Problem 2
The production of wine is a multi-billion-dollar worldwide industry. In an attempt to develop a model of wine quality as judged by wine experts, data (see Excel file VinhoVerde) was collected from red wine variants from a particular type of foreign wine. A multiple linear regression model should be developed from a sample of several wines. The model will be used to predict wine quality, measured on a scale from 0 (very bad) to 10 (excellent) based on the alcohol content (%) and the amount of chlorides.
a) State the multiple linear regression equation with the number of independent variables related to the problem in general.
b) Run the Regression Data analysis on this data, provide the obtained model.
c) Interpret the meaning of the parameters β1 and β2 of the model (what does each of them represent?). Does β0 have a practical interpretation?

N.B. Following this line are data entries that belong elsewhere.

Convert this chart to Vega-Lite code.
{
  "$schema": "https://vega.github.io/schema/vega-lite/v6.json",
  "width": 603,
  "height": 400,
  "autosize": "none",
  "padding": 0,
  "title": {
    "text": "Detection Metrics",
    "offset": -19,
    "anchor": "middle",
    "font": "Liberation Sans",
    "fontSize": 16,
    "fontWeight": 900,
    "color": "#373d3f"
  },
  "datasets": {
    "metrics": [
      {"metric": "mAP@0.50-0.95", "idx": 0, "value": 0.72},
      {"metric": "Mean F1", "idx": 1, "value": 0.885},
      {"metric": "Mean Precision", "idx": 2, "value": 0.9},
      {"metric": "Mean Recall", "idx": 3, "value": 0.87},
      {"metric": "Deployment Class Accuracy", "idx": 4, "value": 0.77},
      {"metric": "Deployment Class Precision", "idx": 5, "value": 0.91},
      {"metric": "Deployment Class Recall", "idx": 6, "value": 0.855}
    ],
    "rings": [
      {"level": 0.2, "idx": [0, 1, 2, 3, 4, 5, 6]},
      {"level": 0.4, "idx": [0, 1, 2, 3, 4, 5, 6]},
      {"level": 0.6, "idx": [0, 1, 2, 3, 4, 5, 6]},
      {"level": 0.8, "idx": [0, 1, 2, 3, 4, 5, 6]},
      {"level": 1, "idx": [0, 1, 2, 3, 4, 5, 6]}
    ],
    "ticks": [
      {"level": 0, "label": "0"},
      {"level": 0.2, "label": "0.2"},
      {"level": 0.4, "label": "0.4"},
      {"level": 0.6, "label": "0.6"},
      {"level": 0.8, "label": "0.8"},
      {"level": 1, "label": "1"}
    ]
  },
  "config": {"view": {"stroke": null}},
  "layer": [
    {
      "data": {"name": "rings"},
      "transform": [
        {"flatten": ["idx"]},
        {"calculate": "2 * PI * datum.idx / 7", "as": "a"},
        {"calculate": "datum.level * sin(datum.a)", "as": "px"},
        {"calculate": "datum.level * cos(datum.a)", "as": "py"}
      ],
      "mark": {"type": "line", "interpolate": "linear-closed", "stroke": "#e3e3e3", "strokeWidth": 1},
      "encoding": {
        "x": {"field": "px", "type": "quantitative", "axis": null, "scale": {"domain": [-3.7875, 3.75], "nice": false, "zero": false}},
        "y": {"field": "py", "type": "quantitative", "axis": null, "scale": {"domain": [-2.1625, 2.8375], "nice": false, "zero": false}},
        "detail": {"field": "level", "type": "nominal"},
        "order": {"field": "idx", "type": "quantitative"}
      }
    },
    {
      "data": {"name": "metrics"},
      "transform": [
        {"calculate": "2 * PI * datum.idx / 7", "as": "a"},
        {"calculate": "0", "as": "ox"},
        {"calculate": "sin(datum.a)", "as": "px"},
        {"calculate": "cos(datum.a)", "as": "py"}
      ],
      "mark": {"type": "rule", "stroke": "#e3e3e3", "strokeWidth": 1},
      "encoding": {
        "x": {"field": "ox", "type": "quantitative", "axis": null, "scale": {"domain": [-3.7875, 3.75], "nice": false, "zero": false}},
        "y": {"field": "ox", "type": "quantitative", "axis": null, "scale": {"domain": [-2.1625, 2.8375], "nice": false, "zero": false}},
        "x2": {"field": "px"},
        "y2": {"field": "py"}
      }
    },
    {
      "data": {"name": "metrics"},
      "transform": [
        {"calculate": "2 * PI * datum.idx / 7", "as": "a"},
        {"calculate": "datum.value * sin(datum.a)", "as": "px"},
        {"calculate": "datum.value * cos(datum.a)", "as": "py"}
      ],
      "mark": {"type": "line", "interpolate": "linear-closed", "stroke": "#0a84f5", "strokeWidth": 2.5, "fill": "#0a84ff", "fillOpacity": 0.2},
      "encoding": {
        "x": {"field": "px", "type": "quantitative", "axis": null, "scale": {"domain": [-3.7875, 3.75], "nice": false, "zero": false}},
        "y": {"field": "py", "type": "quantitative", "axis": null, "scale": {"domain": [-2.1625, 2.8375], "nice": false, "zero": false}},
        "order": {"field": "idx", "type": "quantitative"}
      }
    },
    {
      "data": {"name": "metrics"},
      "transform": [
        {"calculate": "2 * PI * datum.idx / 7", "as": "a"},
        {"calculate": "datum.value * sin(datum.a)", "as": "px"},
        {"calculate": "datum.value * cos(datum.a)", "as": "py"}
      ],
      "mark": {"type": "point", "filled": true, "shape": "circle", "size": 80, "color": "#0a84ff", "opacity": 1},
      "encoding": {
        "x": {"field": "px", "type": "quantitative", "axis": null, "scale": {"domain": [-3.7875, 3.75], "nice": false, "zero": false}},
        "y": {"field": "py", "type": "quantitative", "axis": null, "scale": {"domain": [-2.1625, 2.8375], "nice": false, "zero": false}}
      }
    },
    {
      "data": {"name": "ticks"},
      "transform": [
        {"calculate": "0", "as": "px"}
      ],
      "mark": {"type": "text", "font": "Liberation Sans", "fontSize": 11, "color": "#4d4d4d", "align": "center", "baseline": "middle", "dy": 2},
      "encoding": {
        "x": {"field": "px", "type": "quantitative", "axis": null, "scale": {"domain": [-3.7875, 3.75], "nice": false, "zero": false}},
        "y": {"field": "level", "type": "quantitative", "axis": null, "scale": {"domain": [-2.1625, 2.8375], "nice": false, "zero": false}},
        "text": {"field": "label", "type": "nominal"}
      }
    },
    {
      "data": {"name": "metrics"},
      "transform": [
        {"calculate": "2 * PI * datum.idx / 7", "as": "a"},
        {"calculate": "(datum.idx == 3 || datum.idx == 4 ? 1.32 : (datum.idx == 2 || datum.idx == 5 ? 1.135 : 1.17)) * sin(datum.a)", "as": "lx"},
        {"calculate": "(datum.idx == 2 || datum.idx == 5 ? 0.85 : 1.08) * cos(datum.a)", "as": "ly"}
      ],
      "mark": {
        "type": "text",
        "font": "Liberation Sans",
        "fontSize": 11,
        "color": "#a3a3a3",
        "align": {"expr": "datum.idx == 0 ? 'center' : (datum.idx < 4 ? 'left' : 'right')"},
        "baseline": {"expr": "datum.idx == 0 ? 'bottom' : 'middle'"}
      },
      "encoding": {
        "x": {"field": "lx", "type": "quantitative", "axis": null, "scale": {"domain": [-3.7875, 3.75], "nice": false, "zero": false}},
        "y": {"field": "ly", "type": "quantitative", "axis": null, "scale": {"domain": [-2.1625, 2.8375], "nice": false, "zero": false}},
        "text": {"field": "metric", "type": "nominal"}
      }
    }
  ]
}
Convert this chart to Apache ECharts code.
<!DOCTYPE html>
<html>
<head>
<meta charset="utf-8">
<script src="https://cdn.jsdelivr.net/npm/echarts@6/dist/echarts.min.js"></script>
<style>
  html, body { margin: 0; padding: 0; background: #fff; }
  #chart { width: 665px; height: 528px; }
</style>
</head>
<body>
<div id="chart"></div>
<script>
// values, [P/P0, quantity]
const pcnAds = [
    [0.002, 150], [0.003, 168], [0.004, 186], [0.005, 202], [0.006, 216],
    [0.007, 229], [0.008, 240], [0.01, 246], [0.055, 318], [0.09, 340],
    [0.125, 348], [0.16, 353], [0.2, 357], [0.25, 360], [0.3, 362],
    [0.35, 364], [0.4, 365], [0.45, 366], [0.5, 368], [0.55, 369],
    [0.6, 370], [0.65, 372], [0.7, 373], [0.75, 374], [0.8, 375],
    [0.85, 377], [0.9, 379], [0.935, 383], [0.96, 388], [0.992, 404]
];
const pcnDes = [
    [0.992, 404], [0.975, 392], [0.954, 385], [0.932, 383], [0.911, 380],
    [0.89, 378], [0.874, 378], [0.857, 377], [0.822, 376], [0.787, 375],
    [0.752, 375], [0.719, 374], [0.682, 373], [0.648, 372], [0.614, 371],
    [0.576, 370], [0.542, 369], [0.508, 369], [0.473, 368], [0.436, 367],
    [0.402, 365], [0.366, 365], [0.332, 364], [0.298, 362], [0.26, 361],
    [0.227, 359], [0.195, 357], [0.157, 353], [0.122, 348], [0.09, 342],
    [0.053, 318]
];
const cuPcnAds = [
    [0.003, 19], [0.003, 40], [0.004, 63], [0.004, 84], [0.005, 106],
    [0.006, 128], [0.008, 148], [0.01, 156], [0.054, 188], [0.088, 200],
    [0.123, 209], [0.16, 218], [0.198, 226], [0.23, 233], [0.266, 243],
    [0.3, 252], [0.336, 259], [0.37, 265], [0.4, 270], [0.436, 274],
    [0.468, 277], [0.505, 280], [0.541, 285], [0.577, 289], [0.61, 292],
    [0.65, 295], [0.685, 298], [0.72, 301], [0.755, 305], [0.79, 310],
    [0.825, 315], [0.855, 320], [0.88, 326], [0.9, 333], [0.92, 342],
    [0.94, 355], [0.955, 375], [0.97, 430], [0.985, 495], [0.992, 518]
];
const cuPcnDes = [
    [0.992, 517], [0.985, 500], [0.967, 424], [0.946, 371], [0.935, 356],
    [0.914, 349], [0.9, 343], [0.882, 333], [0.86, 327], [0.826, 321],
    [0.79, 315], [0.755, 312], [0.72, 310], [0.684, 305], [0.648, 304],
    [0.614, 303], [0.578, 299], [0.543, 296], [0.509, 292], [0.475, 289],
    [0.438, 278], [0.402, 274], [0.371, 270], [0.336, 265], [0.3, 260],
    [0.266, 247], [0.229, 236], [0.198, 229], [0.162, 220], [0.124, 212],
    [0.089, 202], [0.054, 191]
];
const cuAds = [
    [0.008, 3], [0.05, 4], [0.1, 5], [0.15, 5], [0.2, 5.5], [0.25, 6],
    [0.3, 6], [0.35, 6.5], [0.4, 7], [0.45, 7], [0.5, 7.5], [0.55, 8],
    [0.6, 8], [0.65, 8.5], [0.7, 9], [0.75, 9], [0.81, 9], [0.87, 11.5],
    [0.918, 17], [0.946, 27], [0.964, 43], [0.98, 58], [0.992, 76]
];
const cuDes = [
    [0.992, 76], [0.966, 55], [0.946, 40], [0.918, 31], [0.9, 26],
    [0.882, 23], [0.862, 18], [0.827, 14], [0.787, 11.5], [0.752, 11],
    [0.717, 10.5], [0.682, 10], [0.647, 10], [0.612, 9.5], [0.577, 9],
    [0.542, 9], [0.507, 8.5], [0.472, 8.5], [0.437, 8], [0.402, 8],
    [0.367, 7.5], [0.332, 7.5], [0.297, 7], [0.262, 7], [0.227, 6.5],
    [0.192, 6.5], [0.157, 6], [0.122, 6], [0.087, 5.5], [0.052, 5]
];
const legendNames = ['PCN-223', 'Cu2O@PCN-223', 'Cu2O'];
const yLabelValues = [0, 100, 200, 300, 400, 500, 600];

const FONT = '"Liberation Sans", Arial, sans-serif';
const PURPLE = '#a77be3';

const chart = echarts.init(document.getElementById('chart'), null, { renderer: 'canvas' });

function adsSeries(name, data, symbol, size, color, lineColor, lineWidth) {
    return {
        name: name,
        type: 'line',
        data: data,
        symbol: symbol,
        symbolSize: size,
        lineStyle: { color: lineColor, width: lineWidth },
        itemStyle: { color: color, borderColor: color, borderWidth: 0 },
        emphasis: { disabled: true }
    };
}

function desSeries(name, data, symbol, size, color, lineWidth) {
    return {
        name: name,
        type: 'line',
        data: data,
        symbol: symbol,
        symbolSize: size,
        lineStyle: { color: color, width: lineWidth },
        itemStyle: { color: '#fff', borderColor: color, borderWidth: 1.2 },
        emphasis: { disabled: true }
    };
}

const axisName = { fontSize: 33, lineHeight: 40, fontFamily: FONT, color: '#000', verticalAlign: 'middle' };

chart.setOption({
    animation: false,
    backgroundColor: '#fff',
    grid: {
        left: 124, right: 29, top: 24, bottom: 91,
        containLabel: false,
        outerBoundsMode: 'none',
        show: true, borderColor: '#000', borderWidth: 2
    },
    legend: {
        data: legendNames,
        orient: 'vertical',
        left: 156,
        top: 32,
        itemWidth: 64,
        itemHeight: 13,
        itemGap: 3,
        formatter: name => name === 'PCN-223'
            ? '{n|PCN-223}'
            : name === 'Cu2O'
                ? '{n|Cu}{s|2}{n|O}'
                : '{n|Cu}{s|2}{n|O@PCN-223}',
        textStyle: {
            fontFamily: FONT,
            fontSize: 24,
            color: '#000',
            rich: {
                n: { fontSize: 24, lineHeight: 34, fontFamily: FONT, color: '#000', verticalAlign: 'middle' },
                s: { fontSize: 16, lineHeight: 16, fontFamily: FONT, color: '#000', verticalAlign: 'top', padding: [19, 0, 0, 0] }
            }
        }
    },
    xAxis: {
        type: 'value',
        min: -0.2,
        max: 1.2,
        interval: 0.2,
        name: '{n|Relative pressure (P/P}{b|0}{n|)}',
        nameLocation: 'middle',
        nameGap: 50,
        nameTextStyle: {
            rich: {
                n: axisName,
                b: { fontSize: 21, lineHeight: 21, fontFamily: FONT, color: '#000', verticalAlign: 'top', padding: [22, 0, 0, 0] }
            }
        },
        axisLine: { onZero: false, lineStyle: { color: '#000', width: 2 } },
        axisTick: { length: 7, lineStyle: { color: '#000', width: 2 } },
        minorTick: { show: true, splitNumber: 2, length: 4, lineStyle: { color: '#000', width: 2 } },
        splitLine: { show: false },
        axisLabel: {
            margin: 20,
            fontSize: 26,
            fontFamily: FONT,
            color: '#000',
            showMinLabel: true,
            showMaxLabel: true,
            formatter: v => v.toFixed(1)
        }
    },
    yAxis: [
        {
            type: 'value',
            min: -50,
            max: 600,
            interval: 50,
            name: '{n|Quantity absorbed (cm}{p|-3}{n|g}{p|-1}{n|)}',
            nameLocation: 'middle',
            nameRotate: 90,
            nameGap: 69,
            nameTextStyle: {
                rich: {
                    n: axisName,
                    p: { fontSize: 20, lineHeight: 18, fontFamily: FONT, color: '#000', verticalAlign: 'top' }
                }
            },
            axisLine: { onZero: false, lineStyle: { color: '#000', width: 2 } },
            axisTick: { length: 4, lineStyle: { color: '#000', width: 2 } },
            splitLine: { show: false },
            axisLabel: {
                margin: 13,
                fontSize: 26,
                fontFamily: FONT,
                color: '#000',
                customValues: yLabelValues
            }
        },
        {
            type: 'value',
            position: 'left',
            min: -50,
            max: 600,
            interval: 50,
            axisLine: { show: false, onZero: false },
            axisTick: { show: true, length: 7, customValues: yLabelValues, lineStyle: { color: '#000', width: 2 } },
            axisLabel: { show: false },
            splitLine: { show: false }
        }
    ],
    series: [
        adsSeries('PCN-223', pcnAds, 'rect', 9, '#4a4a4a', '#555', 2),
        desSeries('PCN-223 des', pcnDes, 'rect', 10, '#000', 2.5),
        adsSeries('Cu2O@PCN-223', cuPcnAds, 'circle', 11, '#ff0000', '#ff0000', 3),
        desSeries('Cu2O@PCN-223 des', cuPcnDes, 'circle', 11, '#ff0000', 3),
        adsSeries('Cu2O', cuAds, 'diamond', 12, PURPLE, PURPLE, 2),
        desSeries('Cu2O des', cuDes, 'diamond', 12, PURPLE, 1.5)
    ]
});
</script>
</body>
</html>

d) Predict the mean wine quality rating for wines with
(i) 11% alcohol content and chlorides of 0.07.
(ii) 40% alcohol content and chlorides of 0.08.
Comment on whether the model is suitable for the requested predictions.
e) Test the hypothesis on whether the slopes of the model are (jointly) significant.
f) Test the hypothesis on whether each variable in the model (individually) is significant.
g) In case when you find in (e)-(f) that some parameter of the model is insignificant, delete it from the model and run your new model.
Your submission for this problem should include 4-5 pages (in the same pdf file as #1):
1 page with data you use,
1 page with the output from Data Analysis ToolPack you obtain for part (b),
1-2 pages with handwritten or typed responses for parts (a), (c)-(g). The summary should be written in complete sentences stating all obtained results.
The printout of each worksheet should fit into 1 page. Make sure you include all headings (A, B, ….; 1, 2, ) in the printout so that it’s possible to trace the formulae.
Format your work so that it’s readable.